No es lo que se dice
La Inquisición que vino de fuera
La Inquisición española funcionó, aunque muy debilitada ya desde finales del siglo XVIII, hasta 1834. Su ámbito de vigilancia y represión abarcó no solo las ideas contrarias a la fe católica expresadas en libros, cátedras y púlpitos, sino también las artes plásticas en sus múltiples manifestaciones. El celo sin embargo por erradicar estas últimas, o sea, el arte ‘obsceno’, ‘irreverente’ y ‘blasfemo’, comenzó ya bien entrado el siglo XVII, siglo y medio más tarde de que se instaurara el tan odiado tribunal, dado que las corrientes artísticas españolas, tradicionalmente auspiciadas por la Iglesia, tanto en lo que respecta a las obras de carácter religioso —la mayoría— como a las profanas —por las que de algún modo también se interesaba el celo eclesiástico— no eran sospechosas de veleidades o desvaríos heterodoxos, librándose así el arte de las iniciales censuras inquisitoriales. Pero el tardío renacimiento humanista patrio, el exuberante barroco posterior y la Ilustración dieciochesca propiciaron finalmente que el levítico clima de desconfianza afectara también al mundo de las artes.
La prolongada pervivencia de la Inquisición en España y los rescoldos de la leyenda negra han fomentado, dentro y fuera de nuestras fronteras, la creencia errónea de que dicha institución eclesiástica nació en la Península y que aquí desarrolló con exclusividad sus inicuas prácticas represivas. Recientemente (octubre de 2016), un personaje —juez para más señas— de supuesta circunspección cultural y poco dado al sensacionalismo escribía lo siguiente: «Normalmente quemamos la imagen, como antes lo hacía con el cuerpo la Inquisición (tribunal de excepción y tortura, de creación española, en tiempos de sus católicas majestades los reyes de Castilla y Aragón)». Flagrante resbalón frente a las evidencias documentales y los hechos de la Historia.
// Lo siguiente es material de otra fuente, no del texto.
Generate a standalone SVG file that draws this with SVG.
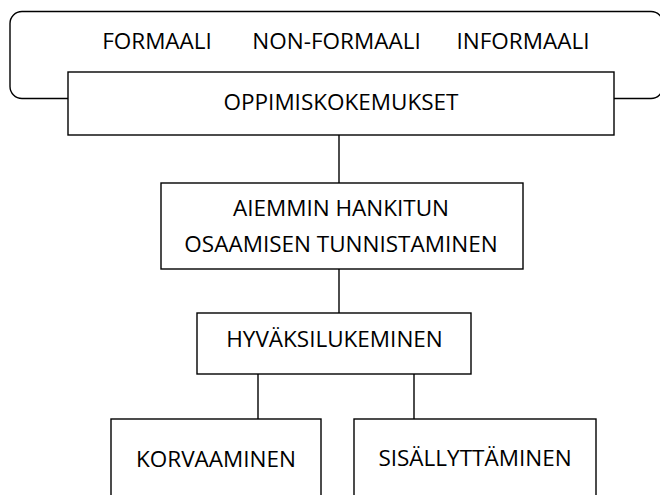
<svg xmlns="http://www.w3.org/2000/svg" width="660" height="495" viewBox="0 0 660 495">
<style>
.box{fill:#fff;stroke:#000;stroke-width:1.4}
.ln{fill:none;stroke:#000;stroke-width:1.4}
text{font-family:"Open Sans","Liberation Sans",sans-serif;font-size:22.5px;fill:#000;text-anchor:middle}
</style>
<rect width="660" height="495" fill="#fff"/>
<g id="bracket">
<path class="ln" d="M68,98.5 H22 A12,12 0 0 1 10,86.5 V23.5 A12,12 0 0 1 22,11.5 H651 A12,12 0 0 1 663,23.5 V86.5 A12,12 0 0 1 651,98.5 H614"/>
<text x="157" y="49">FORMAALI</text>
<text x="336.5" y="49">NON-FORMAALI</text>
<text x="523" y="49">INFORMAALI</text>
</g>
<g id="connectors">
<line class="ln" x1="339" y1="135" x2="339" y2="183"/>
<line class="ln" x1="339" y1="269" x2="339" y2="313"/>
<line class="ln" x1="258" y1="374" x2="258" y2="419"/>
<line class="ln" x1="414" y1="374" x2="414" y2="419"/>
</g>
<g id="oppimiskokemukset">
<rect class="box" x="68" y="72" width="546" height="63"/>
<text x="341" y="110">OPPIMISKOKEMUKSET</text>
</g>
<g id="tunnistaminen">
<rect class="box" x="161" y="183" width="362" height="86"/>
<text x="341" y="216">AIEMMIN HANKITUN</text>
<text x="341" y="252">OSAAMISEN TUNNISTAMINEN</text>
</g>
<g id="hyvaksilukeminen">
<rect class="box" x="197" y="313" width="274" height="61"/>
<text x="334.5" y="347">HYVÄKSILUKEMINEN</text>
</g>
<g id="korvaaminen">
<rect class="box" x="111" y="419" width="210" height="100"/>
<text x="216" y="467">KORVAAMINEN</text>
</g>
<g id="sisallyttaminen">
<rect class="box" x="354" y="419" width="242" height="100"/>
<text x="475" y="466">SISÄLLYTTÄMINEN</text>
</g>
</svg>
Lo realmente cierto es que en el mes de febrero del año 1231 el papa Gregorio IX instituyó en Roma el tribunal de la Inquisición para actuar de inmediato en Italia —especialmente en Sicilia y Milán— y muy poco después en Francia. Lo hacía para preservar competencias que consideraba suyas, frente a las severísimas leyes antiheréticas —pena capital incluida— del emperador alemán Federico II. De todas formas, esta decisión papal no hacía sino recoger el celo militante de siglos anteriores registrado en no pocas regiones europeas contra los herejes —y más recientemente contra la herejía albigense—, tanto por parte de la Iglesia como del brazo secular.
Doscientos cuarenta y siete años después, los Reyes Católicos solicitan al papa Sixto IV la introducción en España del Santo Oficio de la Inquisición —muy boyante ya en Europa—, petición concedida mediante la bula Exigit sincerae devotionis affectus el 1 de noviembre de 1478. Hasta entonces solo en el nordeste de la Corona de Aragón y en el reino de Navarra, por su vecindad con el mediodía francés, de donde procedían los temidos herejes cátaros y valdenses, actuó esporádicamente algún tribunal de la Inquisición.
(Las irracionales y mágicas ordalías o «juicios de Dios» —que, entre otros, los hebreos y los griegos primitivos ya conocieron— se habían ido asentando en la cultura europea desde el siglo VI, a medida que los pueblos germanos, renovados impulsores de tales prácticas, se iban extendiendo hacia el sur como nuevos dueños del ya periclitado Imperio romano.)
Así que cuando la implacable instancia judicial del Santo Oficio se instituye en el reino de Castilla de forma estable la Inquisición europea ya está bien curtida en torturas, juicios y sentencias condenatorias, no aprendidos precisamente en suelo ibérico (1).